SOURCE DATA
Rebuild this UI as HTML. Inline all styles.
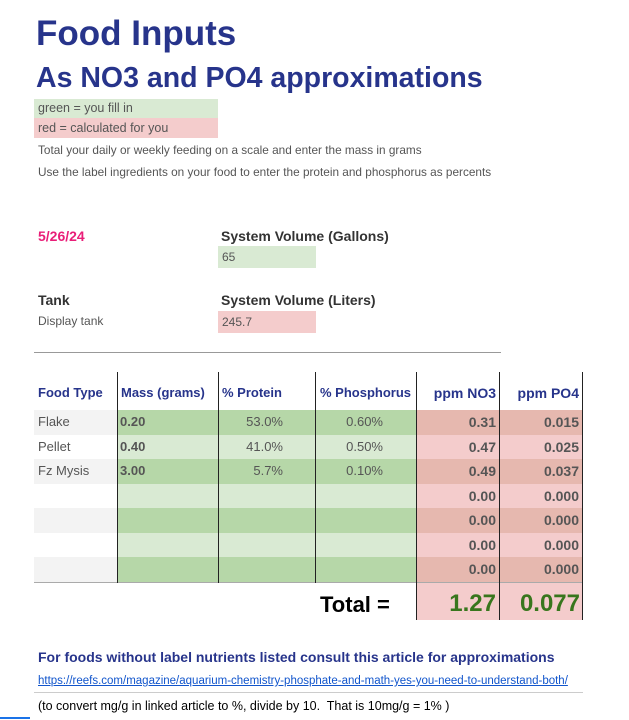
<!DOCTYPE html>
<html><head><meta charset="utf-8"><style>
*{margin:0;padding:0;box-sizing:border-box}
body{width:629px;height:720px;background:#fff;font-family:"Liberation Sans",sans-serif;position:relative;overflow:hidden;color:#555}
.a{position:absolute;white-space:nowrap}
.blue{color:#27348b;font-weight:bold}
.g1{background:#b6d7a8}.g2{background:#d9ead3}.r1{background:#e6b8af}.r2{background:#f4cccc}
.vl{position:absolute;width:1px;background:#222}
.cell{position:absolute;font-size:13px;line-height:24.5px;height:24.5px}
</style></head><body>
<div class="a blue" style="left:36px;top:14px;font-size:35px">Food Inputs</div>
<div class="a blue" style="left:36px;top:62px;font-size:28.5px">As NO3 and PO4 approximations</div>
<div class="a g2" style="left:34px;top:99px;width:184px;height:19px;font-size:12.5px;line-height:19px;padding-left:4px">green = you fill in</div>
<div class="a r2" style="left:34px;top:118px;width:184px;height:20px;font-size:12.5px;line-height:20px;padding-left:4px">red = calculated for you</div>
<div class="a" style="left:38px;top:143px;font-size:11.8px">Total your daily or weekly feeding on a scale and enter the mass in grams</div>
<div class="a" style="left:38px;top:165px;font-size:11.8px">Use the label ingredients on your food to enter the protein and phosphorus as percents</div>
<div class="a" style="left:38px;top:228px;font-size:14px;font-weight:bold;color:#e91e78">5/26/24</div>
<div class="a" style="left:221px;top:228px;font-size:14px;font-weight:bold;color:#333">System Volume (Gallons)</div>
<div class="a g2" style="left:218px;top:246px;width:98px;height:22px;font-size:12px;line-height:22px;padding-left:4px">65</div>
<div class="a" style="left:38px;top:292px;font-size:14px;font-weight:bold;color:#333">Tank</div>
<div class="a" style="left:38px;top:314px;font-size:12px">Display tank</div>
<div class="a" style="left:221px;top:292px;font-size:14px;font-weight:bold;color:#333">System Volume (Liters)</div>
<div class="a r2" style="left:218px;top:311px;width:98px;height:22px;font-size:12px;line-height:22px;padding-left:4px">245.7</div>
<div class="a" style="left:34px;top:352px;width:467px;height:1px;background:#999"></div>

<div class="a blue" style="left:38px;top:385px;font-size:13px">Food Type</div>
<div class="a blue" style="left:121px;top:385px;font-size:13px">Mass (grams)</div>
<div class="a blue" style="left:222px;top:385px;font-size:13px">% Protein</div>
<div class="a blue" style="left:320px;top:385px;font-size:13px">% Phosphorus</div>
<div class="a blue" style="left:416px;width:80px;text-align:right;top:385px;font-size:14px">ppm NO3</div>
<div class="a blue" style="left:499px;width:80px;text-align:right;top:385px;font-size:14px">ppm PO4</div>

<div id="rows"></div>
<script>
var data=[["Flake","0.20","53.0%","0.60%","0.31","0.015"],["Pellet","0.40","41.0%","0.50%","0.47","0.025"],["Fz Mysis","3.00","5.7%","0.10%","0.49","0.037"],["","","","","0.00","0.000"],["","","","","0.00","0.000"],["","","","","0.00","0.000"],["","","","","0.00","0.000"]];
var h="";
data.forEach(function(r,i){var y=410+i*24.5,o=i%2==0;var g=o?"g1":"g2",rc=o?"r1":"r2";
h+='<div class="cell" style="left:34px;top:'+y+'px;width:83px;background:'+(o?'#f3f3f3':'#fff')+';padding-left:4px">'+r[0]+'</div>';
h+='<div class="cell '+g+'" style="left:117px;top:'+y+'px;width:101px;padding-left:3px;font-weight:bold">'+r[1]+'</div>';
h+='<div class="cell '+g+'" style="left:218px;top:'+y+'px;width:97px;text-align:right;padding-right:32px">'+r[2]+'</div>';
h+='<div class="cell '+g+'" style="left:315px;top:'+y+'px;width:101px;text-align:right;padding-right:33px">'+r[3]+'</div>';
h+='<div class="cell '+rc+'" style="left:416px;top:'+y+'px;width:83px;text-align:right;padding-right:3px;font-weight:bold;font-size:14px">'+r[4]+'</div>';
h+='<div class="cell '+rc+'" style="left:499px;top:'+y+'px;width:83px;text-align:right;padding-right:3px;font-weight:bold;font-size:14px">'+r[5]+'</div>';});
document.getElementById("rows").innerHTML=h;
</script>
<div class="a" style="left:34px;top:582px;width:548px;height:1px;background:#aaa"></div>
<div class="a r2" style="left:416px;top:583px;width:83px;height:37px"></div>
<div class="a r2" style="left:499px;top:583px;width:83px;height:37px"></div>
<div class="vl" style="left:117px;top:372px;height:211px"></div>
<div class="vl" style="left:218px;top:372px;height:211px"></div>
<div class="vl" style="left:315px;top:372px;height:211px"></div>
<div class="vl" style="left:416px;top:372px;height:248px"></div>
<div class="vl" style="left:499px;top:372px;height:248px"></div>
<div class="vl" style="left:582px;top:372px;height:248px"></div>
<div class="a" style="left:320px;top:592px;font-size:22px;font-weight:bold;color:#000">Total =</div>
<div class="a" style="left:416px;width:80px;text-align:right;top:590px;font-size:24px;font-weight:bold;color:#38761d">1.27</div>
<div class="a" style="left:499px;width:81px;text-align:right;top:590px;font-size:24px;font-weight:bold;color:#38761d">0.077</div>

<div class="a blue" style="left:38px;top:649px;font-size:14px">For foods without label nutrients listed consult this article for approximations</div>
<div class="a" style="left:38px;top:675px;font-size:11.5px;color:#1155cc;text-decoration:underline">https://reefs.com/magazine/aquarium-chemistry-phosphate-and-math-yes-you-need-to-understand-both/</div>
<div class="a" style="left:34px;top:692px;width:549px;height:1px;background:#ccc"></div>
<div class="a" style="left:38px;top:699px;font-size:12.5px;color:#000">(to convert mg/g in linked article to %, divide by 10.&nbsp; That is 10mg/g = 1% )</div>
<div class="a" style="left:0;top:717px;width:30px;height:2px;background:#1a73e8"></div>
</body></html>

DIRECTIONS FOR THIS TASK
From the material above, reproduce everything verbatim except the pictures.

SOLUTION FOR THIS PROBLEM
Rebuild this UI as HTML. Inline all styles.
<!DOCTYPE html>
<html><head><meta charset="utf-8"><style>
*{margin:0;padding:0;box-sizing:border-box}
body{width:629px;height:720px;background:#fff;font-family:"Liberation Sans",sans-serif;position:relative;overflow:hidden;color:#555}
.a{position:absolute;white-space:nowrap}
.blue{color:#27348b;font-weight:bold}
.g1{background:#b6d7a8}.g2{background:#d9ead3}.r1{background:#e6b8af}.r2{background:#f4cccc}
.vl{position:absolute;width:1px;background:#222}
.cell{position:absolute;font-size:13px;line-height:24.5px;height:24.5px}
</style></head><body>
<div class="a blue" style="left:36px;top:14px;font-size:35px">Food Inputs</div>
<div class="a blue" style="left:36px;top:62px;font-size:28.5px">As NO3 and PO4 approximations</div>
<div class="a g2" style="left:34px;top:99px;width:184px;height:19px;font-size:12.5px;line-height:19px;padding-left:4px">green = you fill in</div>
<div class="a r2" style="left:34px;top:118px;width:184px;height:20px;font-size:12.5px;line-height:20px;padding-left:4px">red = calculated for you</div>
<div class="a" style="left:38px;top:143px;font-size:11.8px">Total your daily or weekly feeding on a scale and enter the mass in grams</div>
<div class="a" style="left:38px;top:165px;font-size:11.8px">Use the label ingredients on your food to enter the protein and phosphorus as percents</div>
<div class="a" style="left:38px;top:228px;font-size:14px;font-weight:bold;color:#e91e78">5/26/24</div>
<div class="a" style="left:221px;top:228px;font-size:14px;font-weight:bold;color:#333">System Volume (Gallons)</div>
<div class="a g2" style="left:218px;top:246px;width:98px;height:22px;font-size:12px;line-height:22px;padding-left:4px">65</div>
<div class="a" style="left:38px;top:292px;font-size:14px;font-weight:bold;color:#333">Tank</div>
<div class="a" style="left:38px;top:314px;font-size:12px">Display tank</div>
<div class="a" style="left:221px;top:292px;font-size:14px;font-weight:bold;color:#333">System Volume (Liters)</div>
<div class="a r2" style="left:218px;top:311px;width:98px;height:22px;font-size:12px;line-height:22px;padding-left:4px">245.7</div>
<div class="a" style="left:34px;top:352px;width:467px;height:1px;background:#999"></div>

<div class="a blue" style="left:38px;top:385px;font-size:13px">Food Type</div>
<div class="a blue" style="left:121px;top:385px;font-size:13px">Mass (grams)</div>
<div class="a blue" style="left:222px;top:385px;font-size:13px">% Protein</div>
<div class="a blue" style="left:320px;top:385px;font-size:13px">% Phosphorus</div>
<div class="a blue" style="left:416px;width:80px;text-align:right;top:385px;font-size:14px">ppm NO3</div>
<div class="a blue" style="left:499px;width:80px;text-align:right;top:385px;font-size:14px">ppm PO4</div>

<div id="rows"></div>
<script>
var data=[["Flake","0.20","53.0%","0.60%","0.31","0.015"],["Pellet","0.40","41.0%","0.50%","0.47","0.025"],["Fz Mysis","3.00","5.7%","0.10%","0.49","0.037"],["","","","","0.00","0.000"],["","","","","0.00","0.000"],["","","","","0.00","0.000"],["","","","","0.00","0.000"]];
var h="";
data.forEach(function(r,i){var y=410+i*24.5,o=i%2==0;var g=o?"g1":"g2",rc=o?"r1":"r2";
h+='<div class="cell" style="left:34px;top:'+y+'px;width:83px;background:'+(o?'#f3f3f3':'#fff')+';padding-left:4px">'+r[0]+'</div>';
h+='<div class="cell '+g+'" style="left:117px;top:'+y+'px;width:101px;padding-left:3px;font-weight:bold">'+r[1]+'</div>';
h+='<div class="cell '+g+'" style="left:218px;top:'+y+'px;width:97px;text-align:right;padding-right:32px">'+r[2]+'</div>';
h+='<div class="cell '+g+'" style="left:315px;top:'+y+'px;width:101px;text-align:right;padding-right:33px">'+r[3]+'</div>';
h+='<div class="cell '+rc+'" style="left:416px;top:'+y+'px;width:83px;text-align:right;padding-right:3px;font-weight:bold;font-size:14px">'+r[4]+'</div>';
h+='<div class="cell '+rc+'" style="left:499px;top:'+y+'px;width:83px;text-align:right;padding-right:3px;font-weight:bold;font-size:14px">'+r[5]+'</div>';});
document.getElementById("rows").innerHTML=h;
</script>
<div class="a" style="left:34px;top:582px;width:548px;height:1px;background:#aaa"></div>
<div class="a r2" style="left:416px;top:583px;width:83px;height:37px"></div>
<div class="a r2" style="left:499px;top:583px;width:83px;height:37px"></div>
<div class="vl" style="left:117px;top:372px;height:211px"></div>
<div class="vl" style="left:218px;top:372px;height:211px"></div>
<div class="vl" style="left:315px;top:372px;height:211px"></div>
<div class="vl" style="left:416px;top:372px;height:248px"></div>
<div class="vl" style="left:499px;top:372px;height:248px"></div>
<div class="vl" style="left:582px;top:372px;height:248px"></div>
<div class="a" style="left:320px;top:592px;font-size:22px;font-weight:bold;color:#000">Total =</div>
<div class="a" style="left:416px;width:80px;text-align:right;top:590px;font-size:24px;font-weight:bold;color:#38761d">1.27</div>
<div class="a" style="left:499px;width:81px;text-align:right;top:590px;font-size:24px;font-weight:bold;color:#38761d">0.077</div>

<div class="a blue" style="left:38px;top:649px;font-size:14px">For foods without label nutrients listed consult this article for approximations</div>
<div class="a" style="left:38px;top:675px;font-size:11.5px;color:#1155cc;text-decoration:underline">https://reefs.com/magazine/aquarium-chemistry-phosphate-and-math-yes-you-need-to-understand-both/</div>
<div class="a" style="left:34px;top:692px;width:549px;height:1px;background:#ccc"></div>
<div class="a" style="left:38px;top:699px;font-size:12.5px;color:#000">(to convert mg/g in linked article to %, divide by 10.&nbsp; That is 10mg/g = 1% )</div>
<div class="a" style="left:0;top:717px;width:30px;height:2px;background:#1a73e8"></div>
</body></html>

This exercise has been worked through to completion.